Il deserto sanitario toglie servizi essenziali a migliaia di utenti e scatena polemiche in undici paesi della presila catanzarese: da Sersale a Petronà, passando per Zagarise e Belcastro. E altri comuni ancora.
Come se non bastassero già paesi senza medico di famiglia, le guardie mediche chiuse e le autolettighe demedicalizzate, ora è la volta di interi territori lasciati senza postazione di servizio pronto intervento 118.
Succede nel distretto sanitario di Sersale dove, nell’ultimo mese, un giorno si e un giorno no, si registrano, come oggi, decisioni a dir poco opinabili. A volte viene spostato l’autista, altre volte l’infermiere, mai il medico perché non c’è.

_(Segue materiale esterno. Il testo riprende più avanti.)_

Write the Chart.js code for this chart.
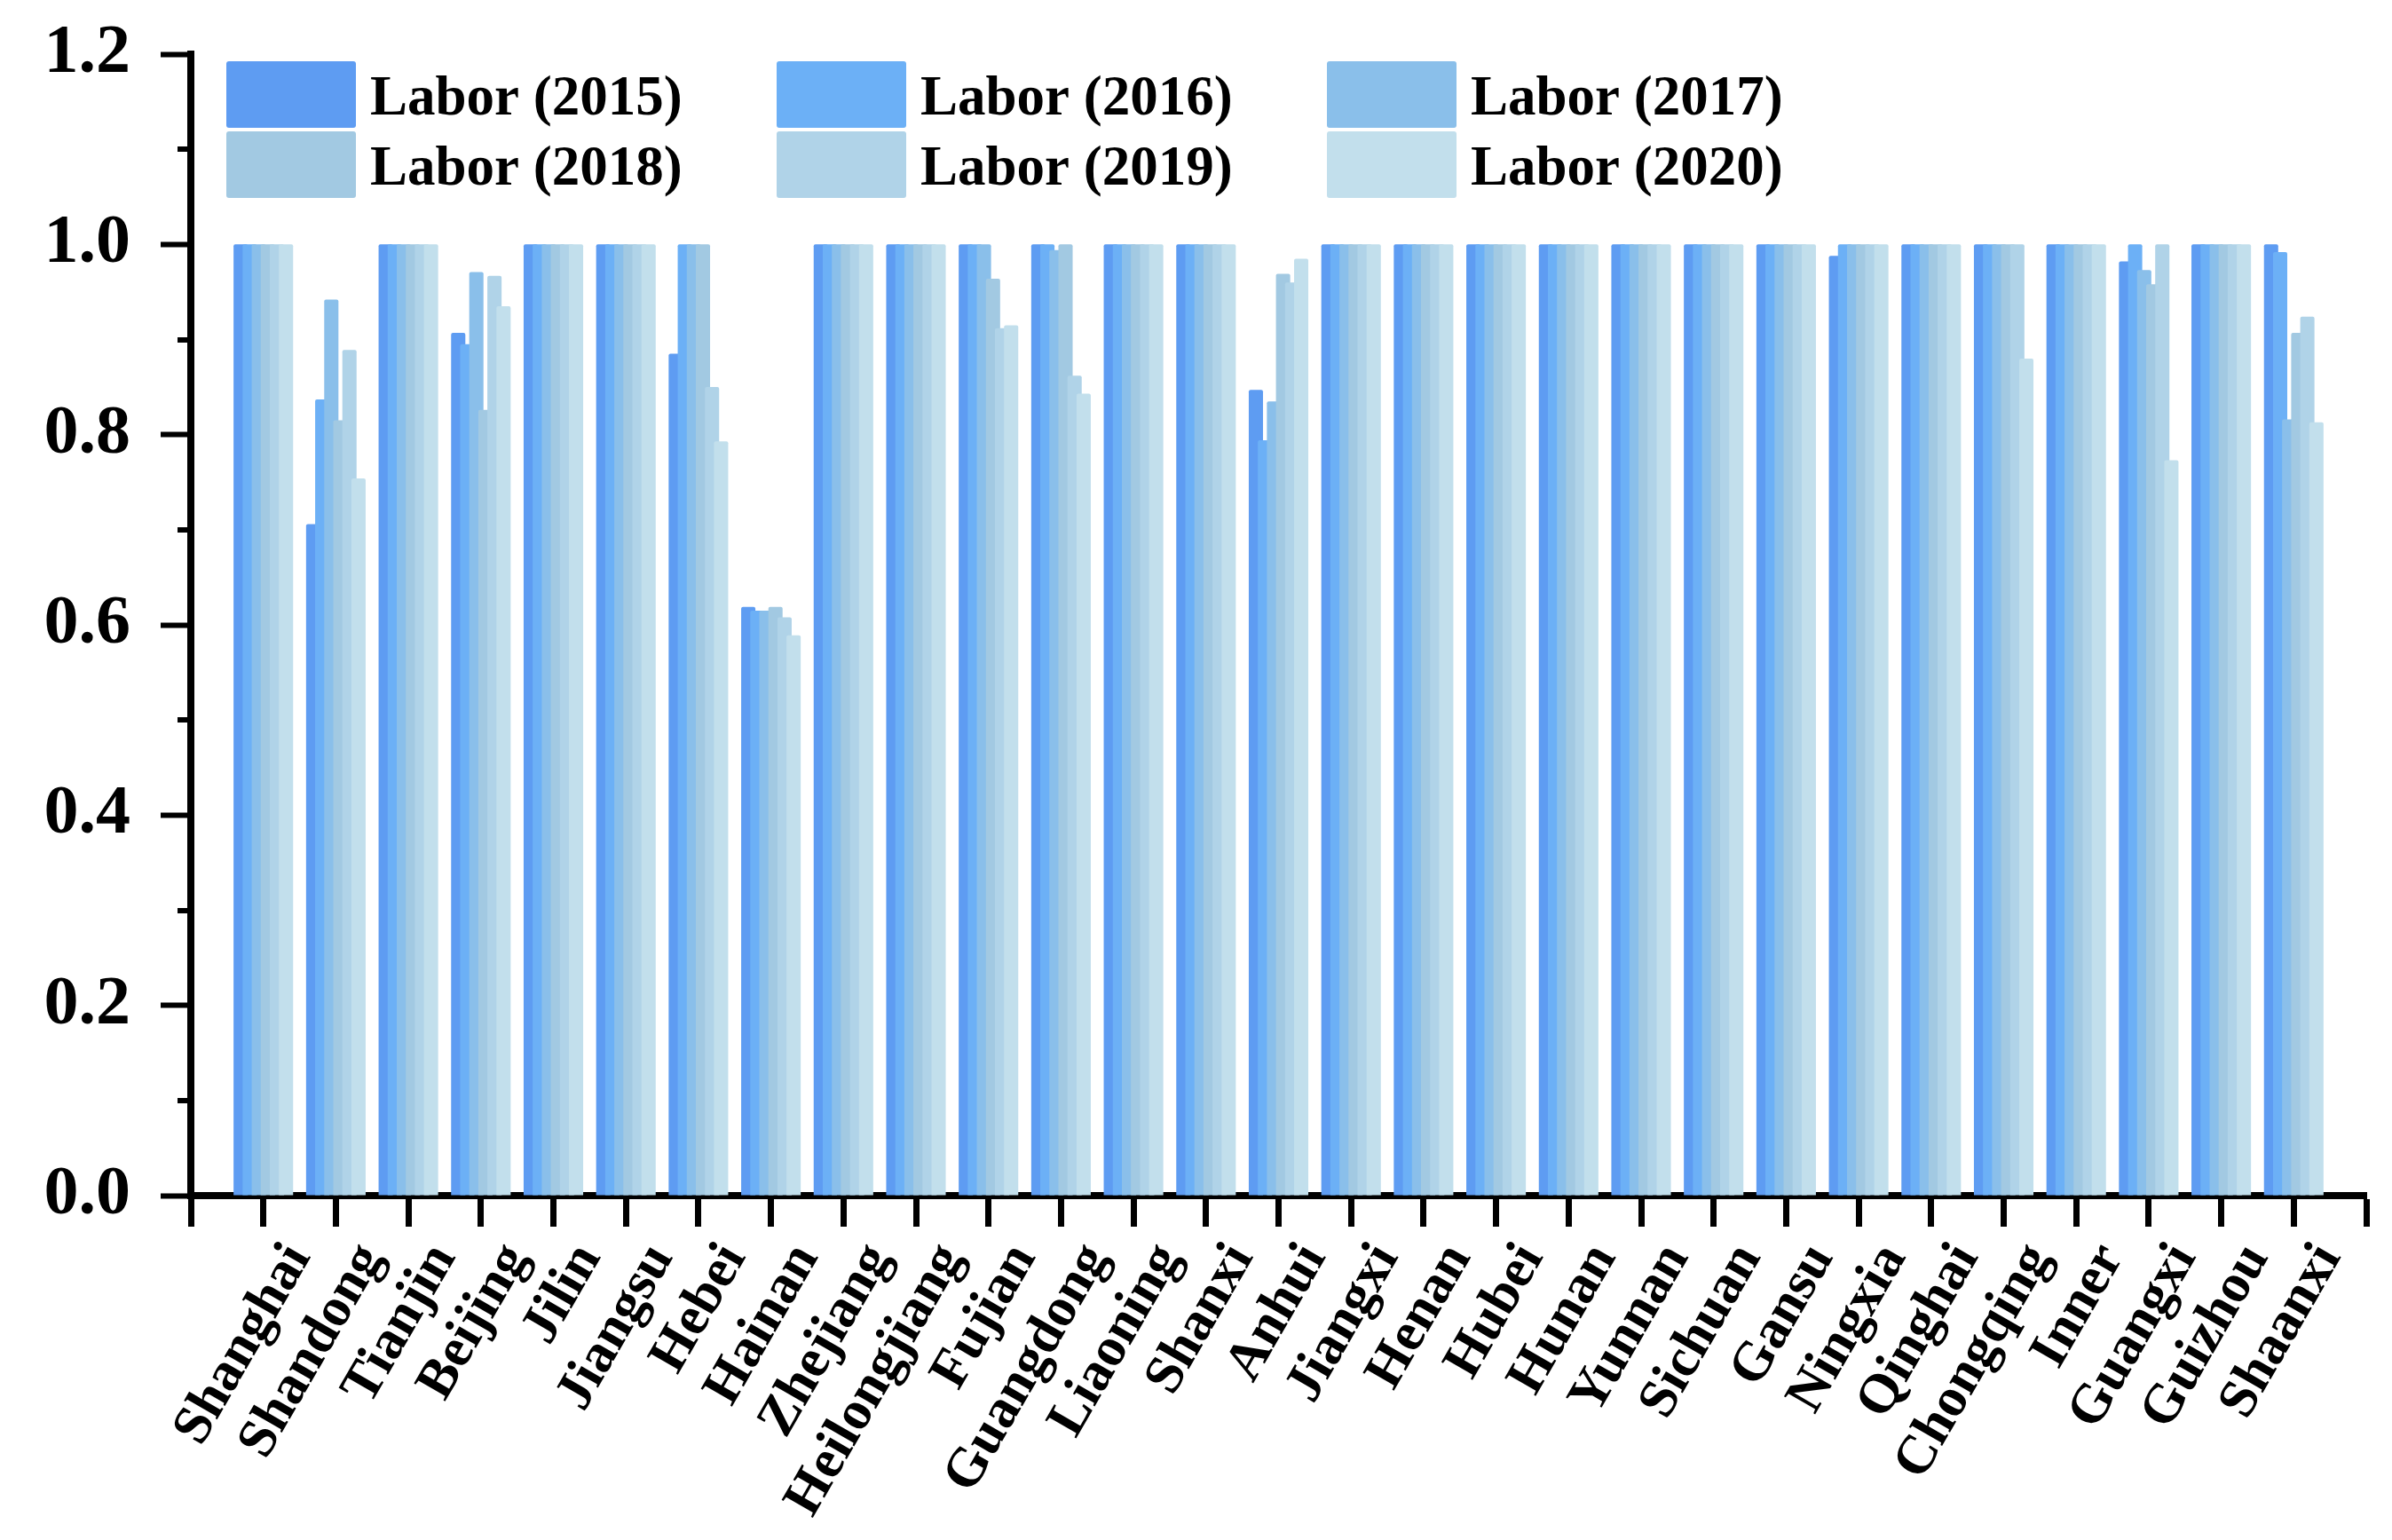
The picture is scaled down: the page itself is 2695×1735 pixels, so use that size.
<!DOCTYPE html>
<html>
<head>
<meta charset="utf-8">
<title>Labor efficiency by province</title>
<script src="https://cdn.jsdelivr.net/npm/chart.js@4.4.0/dist/chart.umd.min.js"></script>
<style>
  html, body { margin: 0; padding: 0; background: #ffffff; }
  #chart { display: block; }
</style>
</head>
<body>
<canvas id="chart" width="2695" height="1735"></canvas>
<script>
// provinces in the order they appear on the x axis
const provinces = ['Shanghai', 'Shandong', 'Tianjin', 'Beijing', 'Jilin', 'Jiangsu', 'Hebei', 'Hainan',
  'Zhejiang', 'Heilongjiang', 'Fujian', 'Guangdong', 'Liaoning', 'Shanxi', 'Anhui', 'Jiangxi', 'Henan',
  'Hubei', 'Hunan', 'Yunnan', 'Sichuan', 'Gansu', 'Ningxia', 'Qinghai', 'Chongqing', 'Inner', 'Guangxi',
  'Guizhou', 'Shaanxi'];

const seriesNames = ['Labor (2015)', 'Labor (2016)', 'Labor (2017)', 'Labor (2018)', 'Labor (2019)', 'Labor (2020)'];
const seriesColors = ['#5e9cf2', '#6cb0f6', '#8abfea', '#a2c9e2', '#b0d3e8', '#c2dfec'];

// values
const labor2015 = [1, 0.706, 1, 0.907, 1, 1, 0.885, 0.619, 1, 1, 1, 1, 1, 1, 0.847, 1, 1, 1, 1, 1, 1, 1, 0.988, 1, 1, 1, 0.982, 1, 1];
const labor2016 = [1, 0.837, 1, 0.895, 1, 1, 1, 0.615, 1, 1, 1, 1, 1, 1, 0.794, 1, 1, 1, 1, 1, 1, 1, 1, 1, 1, 1, 1, 1, 0.992];
const labor2017 = [1, 0.942, 1, 0.971, 1, 1, 1, 0.615, 1, 1, 1, 0.994, 1, 1, 0.835, 1, 1, 1, 1, 1, 1, 1, 1, 1, 1, 1, 0.973, 1, 0.816];
const labor2018 = [1, 0.815, 1, 0.826, 1, 1, 1, 0.619, 1, 1, 0.964, 1, 1, 1, 0.969, 1, 1, 1, 1, 1, 1, 1, 1, 1, 1, 1, 0.958, 1, 0.907];
const labor2019 = [1, 0.889, 1, 0.967, 1, 1, 0.850, 0.608, 1, 1, 0.912, 0.862, 1, 1, 0.960, 1, 1, 1, 1, 1, 1, 1, 1, 1, 1, 1, 1, 1, 0.924];
const labor2020 = [1, 0.754, 1, 0.935, 1, 1, 0.793, 0.589, 1, 1, 0.915, 0.843, 1, 1, 0.985, 1, 1, 1, 1, 1, 1, 1, 1, 1, 0.880, 1, 0.773, 1, 0.813];

const yMin = 0, yMax = 1.2, yStep = 0.2;

const allSeries = [labor2015, labor2016, labor2017, labor2018, labor2019, labor2020];

// the axis runs one slot past each end, so pad the categories with empty slots
const labels = ['', ...provinces, ''];
const pad = arr => [null, ...arr, null];

const serifFont = "'Liberation Serif', 'Times New Roman', serif";

// draw the bars left to right so each one overlaps the previous
const overlapOrder = {
  id: 'overlapOrder',
  beforeDatasetDraw() {
    return false;
  },
  afterDatasetsDraw(chart) {
    for (let i = 0; i < chart.data.datasets.length; i++) {
      chart.getDatasetMeta(i).controller.draw();
    }
  }
};

// short ticks halfway between the labelled y ticks
const minorTicks = {
  id: 'minorTicks',
  afterDraw(chart, args, opts) {
    const scale = chart.scales.y;
    const ctx = chart.ctx;
    const left = chart.chartArea.left;
    ctx.save();
    ctx.strokeStyle = '#000';
    ctx.lineWidth = opts.width;
    for (let i = 0; i < scale.ticks.length - 1; i++) {
      const mid = (scale.ticks[i].value + scale.ticks[i + 1].value) / 2;
      const py = Math.round(scale.getPixelForValue(mid));
      ctx.beginPath();
      ctx.moveTo(left - opts.length, py);
      ctx.lineTo(left, py);
      ctx.stroke();
    }
    ctx.restore();
  }
};

// 3 x 2 legend inside the plot, top left
const gridLegend = {
  id: 'gridLegend',
  afterDraw(chart, args, opts) {
    const ctx = chart.ctx;
    ctx.save();
    ctx.font = opts.font;
    ctx.textBaseline = 'alphabetic';
    ctx.textAlign = 'left';
    chart.data.datasets.forEach((ds, i) => {
      const col = i % opts.columns;
      const row = Math.floor(i / opts.columns);
      const x = opts.left + col * opts.colWidth;
      const y = opts.top + row * opts.rowHeight;
      ctx.fillStyle = ds.backgroundColor;
      ctx.beginPath();
      ctx.roundRect(x, y, opts.boxWidth, opts.boxHeight, 3);
      ctx.fill();
      ctx.fillStyle = '#000';
      ctx.fillText(ds.label, x + opts.boxWidth + opts.textGap, y + opts.baseline);
    });
    ctx.restore();
  }
};

const ctx = document.getElementById('chart').getContext('2d');
new Chart(ctx, {
  type: 'bar',
  data: {
    labels: labels,
    datasets: allSeries.map((values, i) => ({
      label: seriesNames[i],
      data: pad(values),
      backgroundColor: seriesColors[i],
      borderWidth: 0,
      borderRadius: 2,
      categoryPercentage: 0.75,
      barPercentage: 1.57
    }))
  },
  options: {
    responsive: false,
    devicePixelRatio: 1,
    animation: false,
    layout: { padding: { top: 61, right: 29, left: 0, bottom: 0 } },
    plugins: {
      legend: { display: false },
      tooltip: { enabled: false },
      minorTicks: { length: 15, width: 6 },
      gridLegend: {
        font: 'bold 63px ' + serifFont,
        left: 255, top: 69, columns: 3, colWidth: 620, rowHeight: 79,
        boxWidth: 146, boxHeight: 75, textGap: 16, baseline: 60
      }
    },
    scales: {
      x: {
        type: 'category',
        offset: false,
        z: 1,
        grid: {
          offset: false,
          drawOnChartArea: false,
          drawTicks: true,
          tickLength: 35,
          tickWidth: 7,
          tickColor: '#000'
        },
        border: { display: true, color: '#000', width: 8 },
        ticks: {
          autoSkip: false,
          maxRotation: 60,
          minRotation: 60,
          labelOffset: 40,
          padding: 7,
          color: '#000',
          font: { family: serifFont, weight: 'bold', size: 62 }
        },
        afterFit(scale) {
          scale.height = 388;
          scale.paddingLeft = 0;
          scale.paddingRight = 0;
        }
      },
      y: {
        min: yMin,
        max: yMax,
        z: 1,
        grid: {
          drawOnChartArea: false,
          drawTicks: true,
          tickLength: 34,
          tickWidth: 6,
          tickColor: '#000'
        },
        border: { display: true, color: '#000', width: 8 },
        ticks: {
          stepSize: yStep,
          padding: 34,
          color: '#000',
          font: { family: serifFont, weight: 'bold', size: 78 },
          callback: v => Number(v).toFixed(1)
        },
        afterFit(scale) {
          scale.width = 215;
          scale.paddingTop = 0;
          scale.paddingBottom = 0;
        }
      }
    }
  },
  plugins: [overlapOrder, minorTicks, gridLegend]
});
</script>
</body>
</html>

Tradotto: l’ambulanza a Sersale c’è, ma è parcheggiata perché mancano gli operatori precettati su altre sedi come a Taverna o a Falerna. Esemplifichiamo.
E se sta male un cittadino anziano di Sersale? L’ambulanza deve arrivare da Sellia Marina oppure da Catanzaro lido per raggiungere realtà lontane dal nosocomio più vicino almeno 60 chilometri.
Altra anomalia: l’infermiere opera nell’ambulanza senza dottore , ma il medico non può lavorare senza infermiere.
Del pesante disservizio sono stati resi edotti tutti i sindaci dei paesi interessati nella speranza di una presa di posizione netta e inequivocabile della politica locale.
Dopo la pandemia, si è parlato di valorizzare e potenziare la medicina territoriale: in queste latitudini il coronavirus non ha insegnato nulla.